5. Leaving grading costs out of the math. A card worth $40 raw that might become a $100 PSA 10 looks like an easy grade. Then factor the real costs: $25 grading fee + $10 round-trip shipping and insurance + $5 materials + the risk it comes back PSA 8 (worth only $55-$60) instead of PSA 10. Your expected profit after costs and grade risk may be thin or negative. Before you submit anything, do the full math: (expected graded value x odds of hitting that grade) minus (raw value + all grading costs). Only grade when the expected profit clearly beats the expense and risk.
6. Trusting a single source on a big decision. No price guide, marketplace, or tool has perfectly complete, current data. TCGPlayer, eBay, dedicated price guides, and tools like Poketrace draw from different pools and update at different speeds. On any card worth $50+, check at least two independent sources to set a reliable range. At $200+, check three. The few minutes spent cross-checking can save you from overpaying 20-30% or underselling badly.
7. Forgetting fees when you check selling profit. eBay takes roughly 13% in combined final-value and payment fees. TCGPlayer takes 10-15% by seller tier. PayPal Goods & Services adds about 3% on peer sales. Shipping supplies (bubble mailer, tape, top loader) add $1-$3 per sale. Your time counts too. Sell a $100 card on eBay and you actually pocket about $83-$87 after fees and shipping. Factor every cost, platform fees, shipping, materials, and time, when you decide whether selling beats holding at the current price.

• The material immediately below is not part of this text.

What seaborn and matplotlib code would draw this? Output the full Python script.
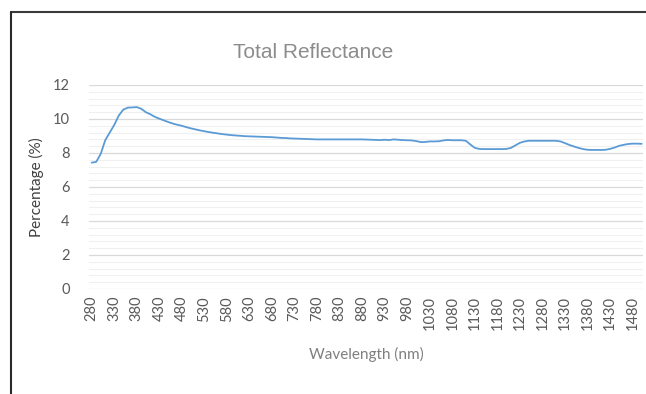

8. Ignoring seasonal timing when you check. Selling your best cards in January (post-holiday slump, heavy post-Christmas supply) instead of November (peak demand, gift buying) can cost 10-15% of achievable value. Likewise, buying chase cards during release week (max hype, min supply) instead of waiting 3-4 weeks for the market to settle typically costs a 30-50% premium. Read the trend arrow on your price check, know the holiday cycle, and watch release dates so you time your biggest buys and sells well. Timing is not about perfection: it is about dodging the obvious traps.